Hoteliers have been hearing a lot about Accessibility these days. But not, like they’re used to, in terms of physical access to the property. Rather, in the digital sense.

Stephen wrote about it back in 2015. And more recently, our in-house Accessibility expert, Nick Adkins, outlined Wallop’s current approach to solving this.

I think the best way for anyone to learn anything about web development would be listen to a developer try to explain that thing to an account person. Why? Because they are forced to explain it using very simple language. So, I’m going to try to structure this article in that way, and hopefully shed some light on the current Accessibility conversation, in the most accessible language.

The Americans with Disabilities Act became law in 1990. But most recent changes have had to do with digital accessibility have caused our clients to take particular notice. If not themselves, every hotelier seems to have some connection to an ADA-related lawsuit. In Canada, our accessibility laws fall under the Canadian Human Rights Act of 1977. Here’s a great article on Canadian standards. Both follow the WCAG 2.o conformance requirements.

Whereas most of hoteliers are familiar with examples of accessibility features in the physical world (access ramps, tactile paving strips, large font signage, speakers at crosswalks), many still don’t really know what it means to provide an “accessible” digital experience to their guests on the web.

Focus on Inclusivity

Recently, The Rick Hansen Foundation awarded Vancouver’s YVR airport with the first ever accessibility Gold rating. This is certainly something to be proud of. But more than just checking off the boxes, the committee noted that YVR has succeeded in prioritizing inclusivity in the design of their shared, public space. This means they don’t make travellers with disabilities take separate entrances, inconveniently located elevators, or, really use the space any differently from anyone else. Everyone moves through the same accessible paths, without really noticing it.

I’ve been chatting through this idea of inclusivity (vs. basic accessibility) with our developer, Terra Pope, about how this applies to the web. I’ve included some snippets from our conversation below. She brought up some really good points around why the move towards inclusivity is not only good for society, but also good for business.

“Inclusive design allows you to rethink problems and come up with more optimal solutions for a wider audience than you might have been reaching before. It actually grows your user base. Meaning more you’re opening your conversion path to more potential customers.”
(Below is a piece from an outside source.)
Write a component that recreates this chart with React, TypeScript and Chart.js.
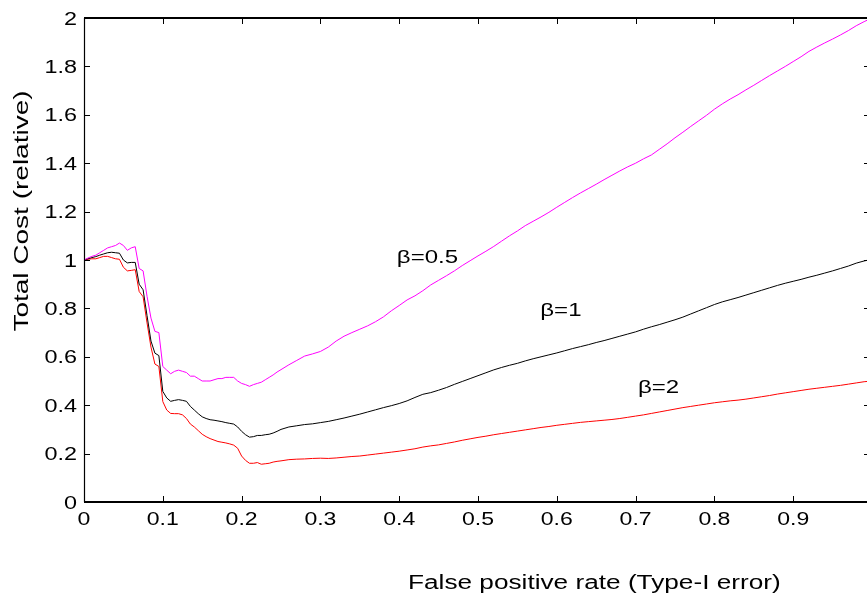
import { useEffect, useRef } from "react";
import { Chart, registerables } from "chart.js";

Chart.register(...registerables);

// False positive rate (x)
const FPR = [
  0, 0.005, 0.01, 0.015, 0.02, 0.025, 0.03, 0.035, 0.04, 0.045,
  0.05, 0.055, 0.06, 0.065, 0.07, 0.075, 0.08, 0.085, 0.09, 0.095,
  0.1, 0.105, 0.11, 0.115, 0.12, 0.125, 0.13, 0.135, 0.14, 0.145,
  0.15, 0.155, 0.16, 0.165, 0.17, 0.175, 0.18, 0.185, 0.19, 0.195,
  0.2, 0.205, 0.21, 0.215, 0.22, 0.225, 0.23, 0.235, 0.24, 0.245,
  0.25,
  0.26, 0.27, 0.28, 0.29, 0.3, 0.31, 0.32, 0.33, 0.34, 0.35,
  0.36, 0.37, 0.38, 0.39, 0.4, 0.41, 0.42, 0.43, 0.44, 0.45,
  0.46, 0.47, 0.48, 0.49, 0.5, 0.51, 0.52, 0.53, 0.54, 0.55,
  0.56, 0.57, 0.58, 0.59, 0.6, 0.61, 0.62, 0.63, 0.64, 0.65,
  0.66, 0.67, 0.68, 0.69, 0.7, 0.71, 0.72, 0.73, 0.74, 0.75,
  0.76, 0.77, 0.78, 0.79, 0.8, 0.81, 0.82, 0.83, 0.84, 0.85,
  0.86, 0.87, 0.88, 0.89, 0.9, 0.91, 0.92, 0.93, 0.94, 0.95,
  0.96, 0.97, 0.98, 0.99, 1.0,
];

// Total cost, beta = 0.5 (magenta)
const COST_BETA_05 = [
  1.0, 1.008, 1.015, 1.02, 1.03, 1.04, 1.05, 1.055, 1.06, 1.07,
  1.06, 1.04, 1.05, 1.055, 0.965, 0.955, 0.85, 0.76, 0.705, 0.7,
  0.56, 0.545, 0.53, 0.54, 0.545, 0.54, 0.535, 0.52, 0.52, 0.51,
  0.5, 0.5, 0.5, 0.505, 0.51, 0.51, 0.515, 0.515, 0.515, 0.5,
  0.49, 0.485, 0.478, 0.485, 0.49, 0.495, 0.505, 0.515, 0.525, 0.537,
  0.547,
  0.567, 0.585, 0.603, 0.612, 0.622, 0.64, 0.665, 0.685, 0.7, 0.714,
  0.728, 0.745, 0.765, 0.79, 0.812, 0.835, 0.852, 0.873, 0.897, 0.916,
  0.935, 0.955, 0.977, 0.997, 1.017, 1.036, 1.056, 1.078, 1.1, 1.12,
  1.142, 1.16, 1.178, 1.197, 1.218, 1.238, 1.258, 1.277, 1.295, 1.313,
  1.332, 1.35, 1.368, 1.385, 1.4, 1.418, 1.434, 1.457, 1.48, 1.505,
  1.528, 1.552, 1.575, 1.598, 1.623, 1.645, 1.665, 1.683, 1.703, 1.722,
  1.742, 1.762, 1.781, 1.8, 1.82, 1.84, 1.862, 1.88, 1.897, 1.913,
  1.93, 1.948, 1.968, 1.985, 2.0,
];

// Total cost, beta = 1 (black)
const COST_BETA_1 = [
  1.0, 1.005, 1.01, 1.014, 1.02, 1.025, 1.03, 1.032, 1.03, 1.028,
  1.0, 0.988, 0.99, 0.99, 0.9, 0.877, 0.77, 0.665, 0.615, 0.605,
  0.457, 0.43, 0.416, 0.42, 0.423, 0.42, 0.416, 0.395, 0.38, 0.365,
  0.352, 0.345, 0.34, 0.338, 0.335, 0.332, 0.328, 0.325, 0.322, 0.31,
  0.292, 0.278, 0.268, 0.27, 0.275, 0.275, 0.278, 0.28, 0.285, 0.292,
  0.3,
  0.31, 0.315, 0.32, 0.323, 0.328, 0.333, 0.34, 0.347, 0.355, 0.363,
  0.372, 0.381, 0.39, 0.398, 0.407, 0.418, 0.432, 0.445, 0.452, 0.462,
  0.473, 0.486, 0.498, 0.51, 0.522, 0.534, 0.546, 0.556, 0.565, 0.573,
  0.583, 0.592, 0.6, 0.608, 0.616, 0.625, 0.634, 0.642, 0.65, 0.659,
  0.667, 0.676, 0.685, 0.694, 0.703, 0.714, 0.724, 0.733, 0.743, 0.753,
  0.764, 0.777, 0.79, 0.803, 0.816, 0.827, 0.836, 0.845, 0.855, 0.865,
  0.875, 0.885, 0.895, 0.904, 0.912, 0.92, 0.929, 0.937, 0.946, 0.955,
  0.965, 0.975, 0.987, 0.996, 1.003,
];

// Total cost, beta = 2 (red)
const COST_BETA_2 = [
  1.0, 1.003, 1.005, 1.005, 1.01, 1.015, 1.015, 1.01, 1.005, 1.003,
  0.97, 0.955, 0.957, 0.96, 0.87, 0.848, 0.74, 0.64, 0.57, 0.56,
  0.415, 0.38, 0.366, 0.365, 0.365, 0.36, 0.345, 0.322, 0.31, 0.295,
  0.28, 0.27, 0.262, 0.256, 0.25, 0.247, 0.244, 0.24, 0.235, 0.222,
  0.19, 0.172, 0.16, 0.16, 0.163, 0.156, 0.158, 0.16, 0.165, 0.168,
  0.17,
  0.175, 0.177, 0.178, 0.18, 0.181, 0.18, 0.182, 0.185, 0.188, 0.19,
  0.194, 0.198, 0.202, 0.206, 0.21, 0.215, 0.22, 0.227, 0.232, 0.236,
  0.242, 0.248, 0.255, 0.261, 0.267, 0.272, 0.278, 0.283, 0.288, 0.293,
  0.298, 0.303, 0.308, 0.312, 0.317, 0.321, 0.325, 0.329, 0.332, 0.335,
  0.338, 0.341, 0.345, 0.35, 0.355, 0.36, 0.366, 0.372, 0.378, 0.384,
  0.39, 0.395, 0.4, 0.405, 0.41, 0.414, 0.418, 0.421, 0.425, 0.43,
  0.435, 0.44, 0.446, 0.451, 0.456, 0.461, 0.466, 0.47, 0.474, 0.478,
  0.482, 0.487, 0.492, 0.497, 0.5,
];

const X_TICKS = [0, 0.1, 0.2, 0.3, 0.4, 0.5, 0.6, 0.7, 0.8, 0.9, 1];
const X_TICK_LABELS = ["0", "0.1", "0.2", "0.3", "0.4", "0.5", "0.6", "0.7", "0.8", "0.9", "1"];
const Y_TICKS = [0, 0.2, 0.4, 0.6, 0.8, 1, 1.2, 1.4, 1.6, 1.8, 2];
const Y_TICK_LABELS = ["0", "0.2", "0.4", "0.6", "0.8", "1", "1.2", "1.4", "1.6", "1.8", "2"];

const SERIES_NAMES = ["β=0.5", "β=1", "β=2"];
const SERIES_COLORS = ["#ff00ff", "#000000", "#ff0000"];
// where each curve label sits, in data coordinates (left, baseline)
const LABEL_ANCHORS = [
  [0.397, 0.986],
  [0.579, 0.77],
  [0.703, 0.449],
];

const X_TITLE = "False positive rate (Type-I error)";
const Y_TITLE = "Total Cost (relative)";

const FONT_FAMILY = '"Liberation Sans", Arial, Helvetica, sans-serif';

function wideText(
  ctx: CanvasRenderingContext2D,
  text: string,
  x: number,
  y: number,
  sx: number,
  align: CanvasTextAlign,
  rotate = 0
) {
  ctx.save();
  ctx.translate(x, y);
  if (rotate) ctx.rotate(rotate);
  ctx.scale(sx, 1);
  ctx.textAlign = align;
  ctx.textBaseline = "alphabetic";
  ctx.fillText(text, 0, 0);
  ctx.restore();
}

const matlabAxes = {
  id: "matlabAxes",
  afterDraw(chart: any) {
    const ctx: CanvasRenderingContext2D = chart.ctx;
    const xs = chart.scales.x;
    const ys = chart.scales.y;
    const { left, right, top, bottom } = chart.chartArea;
    ctx.save();
    ctx.fillStyle = "#000";
    ctx.strokeStyle = "#000";

    // frame
    ctx.lineWidth = 2;
    ctx.beginPath();
    ctx.moveTo(left, bottom);
    ctx.lineTo(right, bottom);
    ctx.moveTo(left, top);
    ctx.lineTo(right, top);
    ctx.stroke();
    ctx.lineWidth = 1.2;
    ctx.beginPath();
    ctx.moveTo(left + 0.5, top);
    ctx.lineTo(left + 0.5, bottom);
    ctx.moveTo(right - 0.5, top);
    ctx.lineTo(right - 0.5, bottom);
    ctx.stroke();

    // inward ticks
    ctx.lineWidth = 1;
    ctx.beginPath();
    X_TICKS.forEach((v) => {
      const px = Math.round(xs.getPixelForValue(v)) + 0.5;
      ctx.moveTo(px, bottom);
      ctx.lineTo(px, bottom - 6);
      ctx.moveTo(px, top);
      ctx.lineTo(px, top + 6);
    });
    Y_TICKS.forEach((v) => {
      const py = Math.round(ys.getPixelForValue(v)) + 0.5;
      ctx.moveTo(left, py);
      ctx.lineTo(left + 6, py);
      ctx.moveTo(right, py);
      ctx.lineTo(right - 8, py);
    });
    ctx.stroke();

    // tick labels
    ctx.font = `18px ${FONT_FAMILY}`;
    X_TICKS.forEach((v, i) => {
      wideText(ctx, X_TICK_LABELS[i], xs.getPixelForValue(v), bottom + 23, 1.28, "center");
    });
    Y_TICKS.forEach((v, i) => {
      wideText(ctx, Y_TICK_LABELS[i], left - 7, ys.getPixelForValue(v) + 6.5, 1.3, "right");
    });

    // axis titles
    ctx.font = `20px ${FONT_FAMILY}`;
    wideText(ctx, X_TITLE, 408, 589, 1.31, "left");
    wideText(ctx, Y_TITLE, 28, 211, 1.4, "center", -Math.PI / 2);

    // curve labels
    ctx.font = `18.5px ${FONT_FAMILY}`;
    SERIES_NAMES.forEach((name, i) => {
      const [ax, ay] = LABEL_ANCHORS[i];
      wideText(ctx, name, xs.getPixelForValue(ax), ys.getPixelForValue(ay), 1.3, "left");
    });
    ctx.restore();
  },
};

export default function App() {
  const ref = useRef<HTMLCanvasElement | null>(null);

  useEffect(() => {
    const canvas = ref.current;
    if (!canvas) return;
    document.body.style.margin = "0";
    const series = [COST_BETA_05, COST_BETA_1, COST_BETA_2];
    const chart = new Chart(canvas, {
      type: "line",
      data: {
        datasets: series.map((vals, i) => ({
          label: SERIES_NAMES[i],
          data: FPR.map((x, j) => ({ x, y: vals[j] })),
          borderColor: SERIES_COLORS[i],
          backgroundColor: SERIES_COLORS[i],
          borderWidth: 1,
          pointRadius: 0,
          tension: 0,
          fill: false,
        })),
      },
      options: {
        responsive: false,
        animation: false,
        events: [],
        layout: { padding: { left: 84, top: 18, right: 18, bottom: 95 } },
        plugins: {
          legend: { display: false },
          tooltip: { enabled: false },
          title: { display: false },
        },
        scales: {
          x: { type: "linear", display: false, min: 0, max: 1 },
          y: { type: "linear", display: false, min: 0, max: 2 },
        },
      },
      plugins: [matlabAxes],
    });
    return () => chart.destroy();
  }, []);

  return (
    <div
      style={{
        position: "fixed",
        left: 0,
        top: 0,
        width: 867,
        height: 597,
        overflow: "hidden",
        background: "#fff",
      }}
    >
      <canvas ref={ref} width={890} height={597} style={{ display: "block" }} />
    </div>
  );
}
Using the real world case of YVR, Terra uses the example that: “In an airport, wheelchair friendly paths aren’t just useful for people in wheelchairs – they’re easier for people using crutches, parents with strollers, people pulling roller bags, etc.  On the web, accessibility tools tend to actually make things easier for all users.”

Every traveller’s journeys has elements of uncertainty – weather, traffic, mechanical failures, overbooking, labour strikes, cancellations, bed bugs, late arrivals, all of which are [mostly] out of the traveler’s control. And of course, this is part of what makes travel exciting.

“But for a traveller with low vision, difficulty hearing, or someone who uses a wheelchair, the journey can quickly change from “difficult” to “impossible” without a properly designed, network of inclusive infrastructure. And this includes the web.”

Digital Inclusivity for Hotels

Given that the customer journey starts on the screen. If a traveller with a disability is excluded from the searching and booking process for a particular hotel, why should they trust that hotel to include them when they arrive on property?

Terra notes that “this isn’t limited to persons with permanent disabilities either. If a new mom is planning a trip back home to show off her new family member, but has to hold the baby while making travel plans, how easy is it for her to navigate hotel websites to book with one hand etc. Or if you broke your right hand and couldn’t use a mouse for 12 weeks – how would you navigate and get around different sites to book a trip that’s 6 months out?

At the end of the day, the thing that matters is that the user coming to your site can get the content they require and can perform the actions you want them to perform.”

Five things you can do this year:

  1. Shift your organization’s outlook. Stop seeing ADA compliance as a scary, legal burden. Instead, try to see it as an opportunity to ultimately help your organization build more inclusive digital products (which ultimately grows your audience and improves conversion).
  2. Plan an audit. Top level audits usually take about 2-4 hours depending on the size of your site. Our team specializes in fixing existing development frameworks. Email me here, and I will send you more information.
  3. Set a realistic timeline. It’s a process, it will take time.
  4. Consider rebuilding your site. If it’s more than 3 years old, the cost to fix it might be more than the cost to rebuild. The upside is that, if it’s been 3 years, you could probably use a refresh.
  5. Add an Accessibility Statement to your site.